“The Big Unknown 1.5°” set will survive as an interactive piece

Photo by Emily Melvin

For the past week, a group of Ramapo students have been performing a self-devised show, “The Big Unknown 1.5°,” in the Adler Theater. The students were given just over a month to workshop and write a show on any topic they wanted. In the end, they crafted an audience-involved show about climate change.

The show is unconventional in many ways beginning with the set design. The audience is invited to sit at tables, stools and up on risers covered in pillows while the cast roams around, interacting with them. The environment is colorful and full of signs with sayings apt for climate protests, “There is no planet B,” and “Respect Existence or Expect Resistance” being among them.

The show begins with a sort of roll call, each cast member standing wherever they are in the room to introduce themselves —not a character, just who they are. This sense of true self is an integral part of the show because much of the script is based off their personal experiences with nature and climate change. 

A set of “community guidelines” were also set, the cast calling out different values that the show must have in order to function. 

“Listen to understand, not to respond,” said one cast member. “Tolerate the discomfort,” called another. The audience was also welcome to add anything they found important to the baseline rules.

Beyond the actors themselves, the show included experiences of others, like Two Clouds from the Ramapough Lenape Nation. A video was shown where he spoke about his connection with nature, which prompted the audience to take part in a writing exercise.

On small pieces of paper, everyone was invited to write about their connection to “place.” If audience members left their piece of paper, it would be added to an installation assembled in the Berrie Center after the show.

Students shared their connection with place; in one abstract bit, performers called out different sayings about it. 

“My roots are so well grown, I don’t want to leave,” one cast member called out before the lights went dark. 
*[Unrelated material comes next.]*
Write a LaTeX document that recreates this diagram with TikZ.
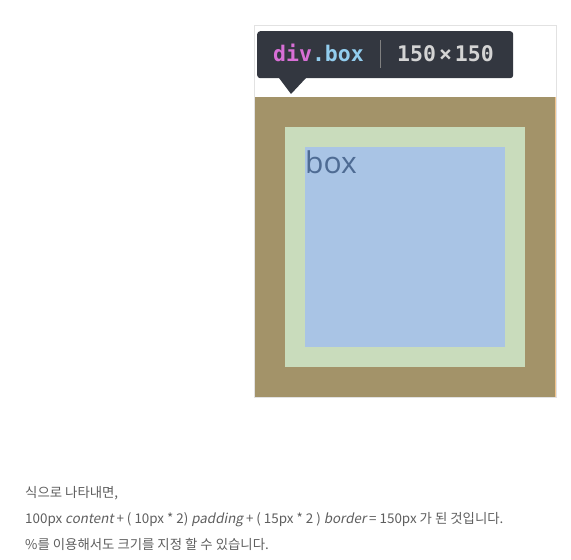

The majority of the show consisted of individual pieces and stories from the cast. They shared stories of hiking in the Ramapo reservation, losing a fondly remembered spot to Hurricane Sandy, reading T.S. Elliot’s “The Wasteland” in high school, fighting with siblings over reusable water bottles and so much more.
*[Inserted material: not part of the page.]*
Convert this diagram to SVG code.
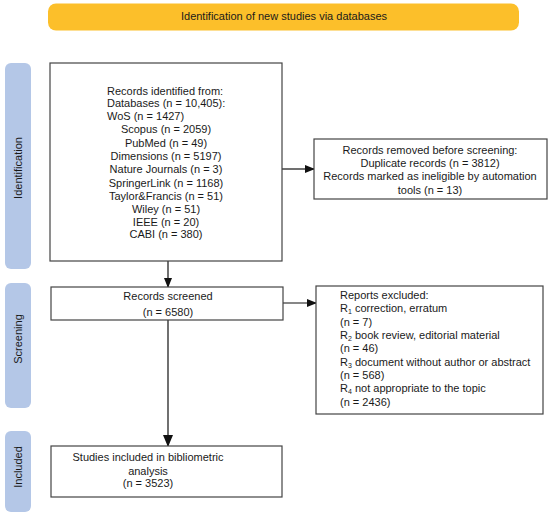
<svg xmlns="http://www.w3.org/2000/svg" width="550" height="516" viewBox="0 0 550 516">
<style>
text{font-family:"Liberation Sans",Arial,sans-serif;font-size:11px;fill:#1a1a1a}
.box{fill:#fff;stroke:#444;stroke-width:1.2}
.side{fill:#b4c7e7}
.c{text-anchor:middle}
.ln{stroke:#111;stroke-width:1.2;fill:none}
.sub{font-size:7px}
</style>
<defs>
<marker id="ah" markerWidth="10" markerHeight="8" refX="9" refY="4" orient="auto" markerUnits="userSpaceOnUse">
<path d="M0,0 L10,4 L0,8 Z" fill="#111"/>
</marker>
<marker id="ahb" markerWidth="12" markerHeight="10" refX="11" refY="5" orient="auto" markerUnits="userSpaceOnUse">
<path d="M0,0 L12,5 L0,10 Z" fill="#111"/>
</marker>
</defs>
<rect width="550" height="516" fill="#fff"/>
<g id="banner">
<rect x="48" y="3.5" width="471" height="27" rx="8" fill="#fcbf2a"/>
<text class="c" x="284" y="20">Identification of new studies via databases</text>
</g>
<g id="side-identification">
<rect class="side" x="5" y="63" width="26" height="206" rx="6"/>
<text class="c" transform="translate(22,168) rotate(-90)">Identification</text>
</g>
<g id="side-screening">
<rect class="side" x="5" y="283" width="26" height="125" rx="6"/>
<text class="c" transform="translate(22,339) rotate(-90)">Screening</text>
</g>
<g id="side-included">
<rect class="side" x="5" y="431" width="26" height="81" rx="6"/>
<text class="c" transform="translate(22,467) rotate(-90)">Included</text>
</g>
<g id="connectors">
<line class="ln" x1="168" y1="261" x2="168" y2="287" marker-end="url(#ah)"/>
<line class="ln" x1="168" y1="320" x2="168" y2="446" marker-end="url(#ahb)"/>
<line class="ln" x1="282" y1="169" x2="314" y2="169" marker-end="url(#ah)"/>
<line class="ln" x1="283" y1="303" x2="316" y2="303" marker-end="url(#ah)"/>
</g>
<g id="records-identified">
<rect class="box" x="50" y="63" width="232" height="198"/>
<text x="107" y="95">Records identified from:</text>
<text x="107" y="107">Databases (n = 10,405):</text>
<text x="107" y="120">WoS (n = 1427)</text>
<text class="c" x="166" y="133">Scopus (n = 2059)</text>
<text class="c" x="166" y="147">PubMed (n = 49)</text>
<text class="c" x="166" y="160">Dimensions (n = 5197)</text>
<text class="c" x="166" y="173">Nature Journals (n = 3)</text>
<text class="c" x="166" y="187">SpringerLink (n = 1168)</text>
<text class="c" x="166" y="200">Taylor&amp;Francis (n = 51)</text>
<text class="c" x="166" y="213">Wiley (n = 51)</text>
<text class="c" x="166" y="226">IEEE (n = 20)</text>
<text class="c" x="166" y="238">CABI (n = 380)</text>
</g>
<g id="records-removed">
<rect class="box" x="314" y="139" width="233" height="60"/>
<text class="c" x="430" y="154">Records removed before screening:</text>
<text class="c" x="430" y="167">Duplicate records (n = 3812)</text>
<text class="c" x="430" y="180">Records marked as ineligible by automation</text>
<text class="c" x="430" y="194">tools (n = 13)</text>
</g>
<g id="records-screened">
<rect class="box" x="51" y="287" width="232" height="33"/>
<text class="c" x="168" y="300">Records screened</text>
<text class="c" x="168" y="316">(n = 6580)</text>
</g>
<g id="reports-excluded">
<rect class="box" x="316" y="286" width="227" height="128"/>
<text x="340" y="299">Reports excluded:</text>
<text x="340" y="312">R<tspan class="sub" dy="2">1</tspan><tspan dy="-2"> correction, erratum</tspan></text>
<text x="340" y="326">(n = 7)</text>
<text x="340" y="339">R<tspan class="sub" dy="2">2</tspan><tspan dy="-2"> book review, editorial material</tspan></text>
<text x="340" y="352">(n = 46)</text>
<text x="340" y="366">R<tspan class="sub" dy="2">3</tspan><tspan dy="-2"> document without author or abstract</tspan></text>
<text x="340" y="379">(n = 568)</text>
<text x="340" y="392">R<tspan class="sub" dy="2">4</tspan><tspan dy="-2"> not appropriate to the topic</tspan></text>
<text x="340" y="406">(n = 2436)</text>
</g>
<g id="studies-included">
<rect class="box" x="51" y="446" width="231" height="51"/>
<text class="c" x="148" y="461">Studies included in bibliometric</text>
<text class="c" x="148" y="475">analysis</text>
<text class="c" x="148" y="487">(n = 3523)</text>
</g>
</svg>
These separate bits often began or concluded with a statement of a date in history that symbolized a move toward negative climate change. Some of these dates included the dropping of the atomic bomb in Hiroshima, the testing of the first nuclear bomb and the 2010 BP oil spill. 

After each date, the cast member shared the time until midnight —a reference to the doomsday clock. By the end of the show, when dates had reached present day, the clock was only minutes from midnight, which freshman Julia O’Toole said symbolized that we are the closest we have ever been to the end.

“We’ve convinced ourselves we can take up so much more of this earth than we deserve,” said Sara Gustavsen in her feature.

The show ended with Greta Thunberg’s powerful speech from the album “NOACF” by The 1975. During this, one cast member slowly unspooled thread and connected it to many of the people in the room by their finger. The web grew more tangled and taut with each new connection.

The impressiveness of this performance is hard to explain in so few words. Most of the students involved in the show were not theater majors, and even though many devised theater shows take years to make, students devised this show in a month.

By creating an interactive piece that called upon its audience to consider their own experiences with nature and climate, all who were present were deeply involved in the emotion of the show. Whether creating a comical moment, sharing a serious story or performing a musical tribute, there was not a single moment where one could look away.

Though the show has finished its run of Wednesday, the impact will remain in the community of Ramapo.